> _OBJECTIVE_
Leaving the pictures aside, transcribe every line below exactly.

> _MATERIAL_

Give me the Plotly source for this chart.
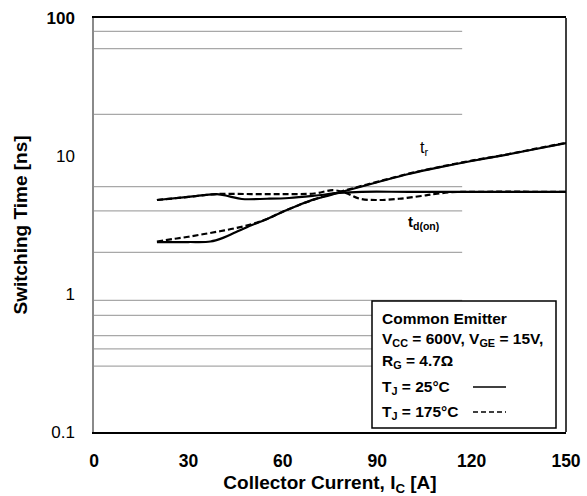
import plotly.graph_objects as go

# ---- data ----
tr_25_x = [20, 30, 37, 41, 45, 50, 55, 60, 65, 70, 75, 80, 90, 100, 110, 120, 130, 140, 150]
tr_25_y = [2.38, 2.38, 2.4, 2.55, 2.8, 3.15, 3.5, 3.95, 4.4, 4.85, 5.2, 5.6, 6.45, 7.4, 8.3, 9.2, 10.1, 11.2, 12.4]

tr_175_x = [20, 25, 30, 35, 40, 45, 50, 55, 60, 65, 70, 75, 80, 90, 100, 110, 120, 130, 140, 150]
tr_175_y = [2.4, 2.5, 2.6, 2.72, 2.85, 3.0, 3.2, 3.5, 3.95, 4.4, 4.85, 5.25, 5.65, 6.5, 7.45, 8.35, 9.25, 10.15, 11.25, 12.45]

td_25_x = [20, 30, 39, 43, 47, 55, 62, 70, 78, 85, 100, 120, 150]
td_25_y = [4.8, 5.05, 5.3, 5.1, 4.88, 4.9, 4.96, 5.15, 5.4, 5.5, 5.5, 5.5, 5.5]

td_175_x = [20, 30, 39, 50, 60, 70, 76, 80, 84.5, 90, 97, 104, 107, 113, 120, 150]
td_175_y = [4.8, 5.05, 5.3, 5.3, 5.3, 5.35, 5.65, 5.4, 4.9, 4.8, 4.9, 5.13, 5.25, 5.45, 5.5, 5.5]

grid_values = [80, 60, 20, 6, 4, 2, 0.9, 0.7, 0.5, 0.4, 0.3]
grid_x_end = 117

x_ticks = [0, 30, 60, 90, 120, 150]
x_ticktext = ["<b>0</b>", "<b>30</b>", "<b>60</b>", "<b>90</b>", "<b>120</b>", "<b>150</b>"]
y_ticks = [0.1, 1, 10, 100]
y_ticktext = ["0.1", "1", "10", "<b>100</b>"]

FONT = "Liberation Sans, Arial, sans-serif"

fig = go.Figure()

for g in grid_values:
    fig.add_trace(go.Scatter(x=[0, grid_x_end], y=[g, g], mode="lines",
                             line=dict(color="#a8a8a8", width=1.2),
                             hoverinfo="skip", showlegend=False))

solid = dict(color="black", width=2.2)
dashed = dict(color="black", width=2.2, dash="6px,3px")

fig.add_trace(go.Scatter(x=tr_25_x, y=tr_25_y, mode="lines", line=dict(solid, shape="spline"), showlegend=False))
fig.add_trace(go.Scatter(x=tr_175_x, y=tr_175_y, mode="lines", line=dict(dashed, shape="spline"), showlegend=False))
fig.add_trace(go.Scatter(x=td_25_x, y=td_25_y, mode="lines", line=dict(solid, shape="spline"), showlegend=False))
fig.add_trace(go.Scatter(x=td_175_x, y=td_175_y, mode="lines", line=dict(dashed, shape="spline"), showlegend=False))

W, H = 587, 496
L, R, T, B = 94, 21, 18, 64
pw, ph = W - L - R, H - T - B

def px(xp):
    return (xp - L) / pw

def py(yp):
    return 1 - (yp - T) / ph

shapes = [
    # right frame line
    dict(type="line", xref="paper", yref="paper", x0=1, x1=1, y0=0, y1=1,
         line=dict(color="black", width=1.5)),
    # condition box
    dict(type="rect", xref="paper", yref="paper", x0=px(372), x1=px(556), y0=py(428), y1=py(301),
         line=dict(color="black", width=1.5), fillcolor="white"),
    # legend sample lines
    dict(type="line", xref="paper", yref="paper", x0=px(473), x1=px(506), y0=py(387), y1=py(387),
         line=dict(color="black", width=1.5)),
    dict(type="line", xref="paper", yref="paper", x0=px(473), x1=px(506), y0=py(412), y1=py(412),
         line=dict(color="black", width=1.5, dash="5px,3px")),
]

box_lines = [
    ("<b>Common Emitter</b>", 318),
    ("<b>V<sub>CC</sub> = 600V, V<sub>GE</sub> = 15V,</b>", 339),
    ("<b>R<sub>G</sub> = 4.7Ω</b>", 361),
    ("<b>T<sub>J</sub> = 25°C</b>", 387),
    ("<b>T<sub>J</sub> = 175°C</b>", 412),
]
annotations = []
for txt, yp in box_lines:
    annotations.append(dict(text=txt, xref="paper", yref="paper", x=px(380), y=py(yp),
                            xanchor="left", yanchor="middle", showarrow=False,
                            font=dict(family=FONT, size=15.5, color="black")))

annotations.append(dict(text="t<sub>r</sub>", xref="paper", yref="paper", x=px(424), y=py(148),
                        xanchor="center", yanchor="middle", showarrow=False,
                        font=dict(family=FONT, size=16, color="black")))
annotations.append(dict(text="<b>t<sub>d(on)</sub></b>", xref="paper", yref="paper", x=px(423), y=py(222),
                        xanchor="center", yanchor="middle", showarrow=False,
                        font=dict(family=FONT, size=15, color="black")))

fig.update_layout(
    width=W, height=H,
    margin=dict(l=L, r=R, t=T, b=B),
    paper_bgcolor="white", plot_bgcolor="white",
    font=dict(family=FONT, color="black"),
    shapes=shapes,
    annotations=annotations,
    xaxis=dict(range=[0, 150], tickvals=x_ticks, ticktext=x_ticktext,
               showgrid=False, zeroline=False, ticks="", automargin=False,
               showline=True, linecolor="black", linewidth=1.5, mirror=True,
               tickfont=dict(size=17.5, family=FONT), ticklabelstandoff=12,
               title=dict(text="<b>Collector Current, I<sub>C</sub> [A]</b>",
                          font=dict(size=19, family=FONT), standoff=10)),
    yaxis=dict(type="log", range=[-1, 2], tickvals=y_ticks, ticktext=y_ticktext,
               showgrid=False, zeroline=False, ticks="", automargin=False,
               showline=True, linecolor="#8a8a8a", linewidth=1.5,
               tickfont=dict(size=17, family=FONT), ticklabelstandoff=14,
               title=dict(text="<b>Switching Time [ns]</b>",
                          font=dict(size=19, family=FONT), standoff=14)),
)

fig.write_html("out.html")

> _RESPONSE_
Give me the Plotly source for this chart.
import plotly.graph_objects as go

# ---- data ----
tr_25_x = [20, 30, 37, 41, 45, 50, 55, 60, 65, 70, 75, 80, 90, 100, 110, 120, 130, 140, 150]
tr_25_y = [2.38, 2.38, 2.4, 2.55, 2.8, 3.15, 3.5, 3.95, 4.4, 4.85, 5.2, 5.6, 6.45, 7.4, 8.3, 9.2, 10.1, 11.2, 12.4]

tr_175_x = [20, 25, 30, 35, 40, 45, 50, 55, 60, 65, 70, 75, 80, 90, 100, 110, 120, 130, 140, 150]
tr_175_y = [2.4, 2.5, 2.6, 2.72, 2.85, 3.0, 3.2, 3.5, 3.95, 4.4, 4.85, 5.25, 5.65, 6.5, 7.45, 8.35, 9.25, 10.15, 11.25, 12.45]

td_25_x = [20, 30, 39, 43, 47, 55, 62, 70, 78, 85, 100, 120, 150]
td_25_y = [4.8, 5.05, 5.3, 5.1, 4.88, 4.9, 4.96, 5.15, 5.4, 5.5, 5.5, 5.5, 5.5]

td_175_x = [20, 30, 39, 50, 60, 70, 76, 80, 84.5, 90, 97, 104, 107, 113, 120, 150]
td_175_y = [4.8, 5.05, 5.3, 5.3, 5.3, 5.35, 5.65, 5.4, 4.9, 4.8, 4.9, 5.13, 5.25, 5.45, 5.5, 5.5]

grid_values = [80, 60, 20, 6, 4, 2, 0.9, 0.7, 0.5, 0.4, 0.3]
grid_x_end = 117

x_ticks = [0, 30, 60, 90, 120, 150]
x_ticktext = ["<b>0</b>", "<b>30</b>", "<b>60</b>", "<b>90</b>", "<b>120</b>", "<b>150</b>"]
y_ticks = [0.1, 1, 10, 100]
y_ticktext = ["0.1", "1", "10", "<b>100</b>"]

FONT = "Liberation Sans, Arial, sans-serif"

fig = go.Figure()

for g in grid_values:
    fig.add_trace(go.Scatter(x=[0, grid_x_end], y=[g, g], mode="lines",
                             line=dict(color="#a8a8a8", width=1.2),
                             hoverinfo="skip", showlegend=False))

solid = dict(color="black", width=2.2)
dashed = dict(color="black", width=2.2, dash="6px,3px")

fig.add_trace(go.Scatter(x=tr_25_x, y=tr_25_y, mode="lines", line=dict(solid, shape="spline"), showlegend=False))
fig.add_trace(go.Scatter(x=tr_175_x, y=tr_175_y, mode="lines", line=dict(dashed, shape="spline"), showlegend=False))
fig.add_trace(go.Scatter(x=td_25_x, y=td_25_y, mode="lines", line=dict(solid, shape="spline"), showlegend=False))
fig.add_trace(go.Scatter(x=td_175_x, y=td_175_y, mode="lines", line=dict(dashed, shape="spline"), showlegend=False))

W, H = 587, 496
L, R, T, B = 94, 21, 18, 64
pw, ph = W - L - R, H - T - B

def px(xp):
    return (xp - L) / pw

def py(yp):
    return 1 - (yp - T) / ph

shapes = [
    # right frame line
    dict(type="line", xref="paper", yref="paper", x0=1, x1=1, y0=0, y1=1,
         line=dict(color="black", width=1.5)),
    # condition box
    dict(type="rect", xref="paper", yref="paper", x0=px(372), x1=px(556), y0=py(428), y1=py(301),
         line=dict(color="black", width=1.5), fillcolor="white"),
    # legend sample lines
    dict(type="line", xref="paper", yref="paper", x0=px(473), x1=px(506), y0=py(387), y1=py(387),
         line=dict(color="black", width=1.5)),
    dict(type="line", xref="paper", yref="paper", x0=px(473), x1=px(506), y0=py(412), y1=py(412),
         line=dict(color="black", width=1.5, dash="5px,3px")),
]

box_lines = [
    ("<b>Common Emitter</b>", 318),
    ("<b>V<sub>CC</sub> = 600V, V<sub>GE</sub> = 15V,</b>", 339),
    ("<b>R<sub>G</sub> = 4.7Ω</b>", 361),
    ("<b>T<sub>J</sub> = 25°C</b>", 387),
    ("<b>T<sub>J</sub> = 175°C</b>", 412),
]
annotations = []
for txt, yp in box_lines:
    annotations.append(dict(text=txt, xref="paper", yref="paper", x=px(380), y=py(yp),
                            xanchor="left", yanchor="middle", showarrow=False,
                            font=dict(family=FONT, size=15.5, color="black")))

annotations.append(dict(text="t<sub>r</sub>", xref="paper", yref="paper", x=px(424), y=py(148),
                        xanchor="center", yanchor="middle", showarrow=False,
                        font=dict(family=FONT, size=16, color="black")))
annotations.append(dict(text="<b>t<sub>d(on)</sub></b>", xref="paper", yref="paper", x=px(423), y=py(222),
                        xanchor="center", yanchor="middle", showarrow=False,
                        font=dict(family=FONT, size=15, color="black")))

fig.update_layout(
    width=W, height=H,
    margin=dict(l=L, r=R, t=T, b=B),
    paper_bgcolor="white", plot_bgcolor="white",
    font=dict(family=FONT, color="black"),
    shapes=shapes,
    annotations=annotations,
    xaxis=dict(range=[0, 150], tickvals=x_ticks, ticktext=x_ticktext,
               showgrid=False, zeroline=False, ticks="", automargin=False,
               showline=True, linecolor="black", linewidth=1.5, mirror=True,
               tickfont=dict(size=17.5, family=FONT), ticklabelstandoff=12,
               title=dict(text="<b>Collector Current, I<sub>C</sub> [A]</b>",
                          font=dict(size=19, family=FONT), standoff=10)),
    yaxis=dict(type="log", range=[-1, 2], tickvals=y_ticks, ticktext=y_ticktext,
               showgrid=False, zeroline=False, ticks="", automargin=False,
               showline=True, linecolor="#8a8a8a", linewidth=1.5,
               tickfont=dict(size=17, family=FONT), ticklabelstandoff=14,
               title=dict(text="<b>Switching Time [ns]</b>",
                          font=dict(size=19, family=FONT), standoff=14)),
)

fig.write_html("out.html")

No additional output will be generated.